M.F. : La France est dans son rôle lorsque elle est aux côtés des Cubains pour les accompagner dans leur voie de développement économique. Cuba s’est fixé comme priorité l’actualisation de son modèle économique, c’est-à-dire sa modernisation pour laisser plus de place à l’initiative privée, sans remettre en cause le principe de la socialisation de la propriété. La France peut accompagner Cuba dans cette transition et partage avec elle son expérience en matière de gestion d’entreprises publiques, mais aussi son modèle mutualiste.

L.L.D. : Lors de votre déplacement à Cuba, vous étiez accompagné des représentants de 17 entreprises françaises.
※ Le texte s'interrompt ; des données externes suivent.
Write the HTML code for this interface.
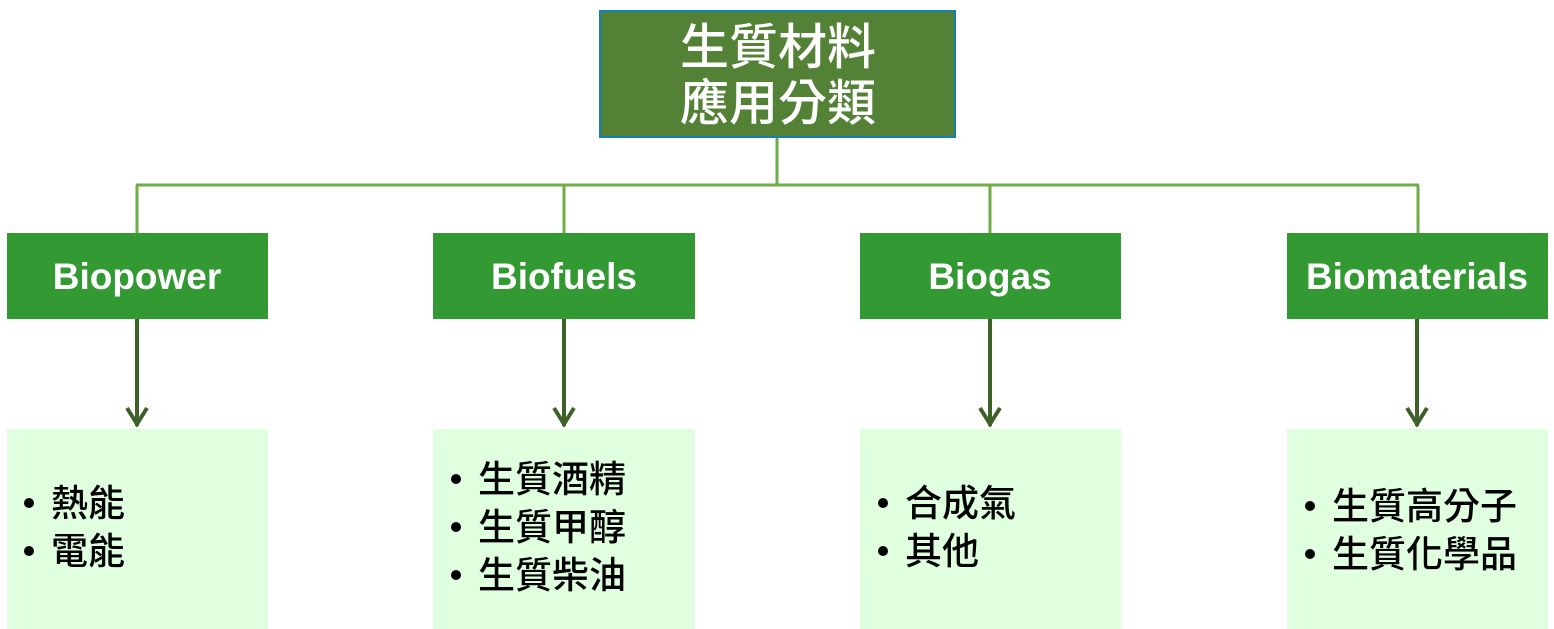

Dans quels secteurs avez-vous identifié les plus grandes opportunités d’investissement pour les entreprises françaises sur le marché cubain ? Quel regard portez-vous sur le projet de zone de développement économique de Mariel ?

M.F. : De nombreux domaines offrent des opportunités pour la France : le tourisme, bien sûr,  mais aussi l’agriculture – un accord de coopération pour la recherche agricole a d’ailleurs été signé pendant ma visite – les transports et la construction.
Les Cubains veulent entamer une nouvelle étape. Il y a beaucoup de projets économiques. Un des plus importants est la zone spéciale économique autour du nouveau port de Mariel, dont le gouvernement veut faire un hub international pour les cargos et les containers et qui peut desservir la côte Est des États-Unis. Avec les travaux du canal de Panama, ce port peut devenir un lieu stratégique.

L.L.D. : Pernod-Ricard, CMA-CGM, Bouygues Construction sont autant de groupes français déjà bien implantés à Cuba. Tenant compte de leur expérience, quelle analyse faites-vous du potentiel économique de la Grande Ile ? A l’instar de la création d’un bureau de Business France à La Havane, quels sont les autres dispositifs prévus pour en faciliter l’accès aux investisseurs français ?

M.F. : Les conditions pour investir sont aujourd’hui compliquées : on ne peut pas aller au-delà d’une joint-venture de 50/50, il n’y a toujours pas de possibilité pour un investisseur d’établir un lien direct avec ses employés. Tout passe par l’État. Mais les choses vont évoluer et le potentiel est énorme. Les Cubains, savent qu’ils doivent changer les choses et en même temps, ils ne veulent pas retomber dans la situation d’avant 1959. Ils sont conscients de la nécessité de moderniser leur pays sans tomber dans la dépendance vis-à-vis de l’extérieur, la dépendance aux grands groupes, au capitalisme mafieux d’avant la révolution. Ils cherchent à sauvegarder ce que celle-ci a apporté de positif, notamment en matière d’éducation et de système de santé.

L.L.D. : M. Bruno Bézard, Directeur du Trésor français et Président du Club de Paris, faisait également partie de votre délégation. Dans quelle mesure une décote ou un effacement de la dette de Cuba à l’égard de la France vous semble-t-elle envisageable ? Quinze ans après la rupture du dialogue entre La Havane et le Club de Paris, quels effets ce « processus de réconciliation » est-il susceptible d’avoir sur l’attractivité économique de Cuba ?

M.F. : Sur la dette, il faut qu’un accord soit trouvé entre le Club de Paris et Cuba. La dette s’élève aujourd’hui à près de 15 milliards de dollars ; les discussions avancent. Sans solution pour ce problème, il sera difficile pour Cuba de trouver de nouveaux crédits. J’ai par ailleurs indiqué aux autorités cubaines notre disposition à reconduire notre garantie court terme via l’assureur crédit-public Coface.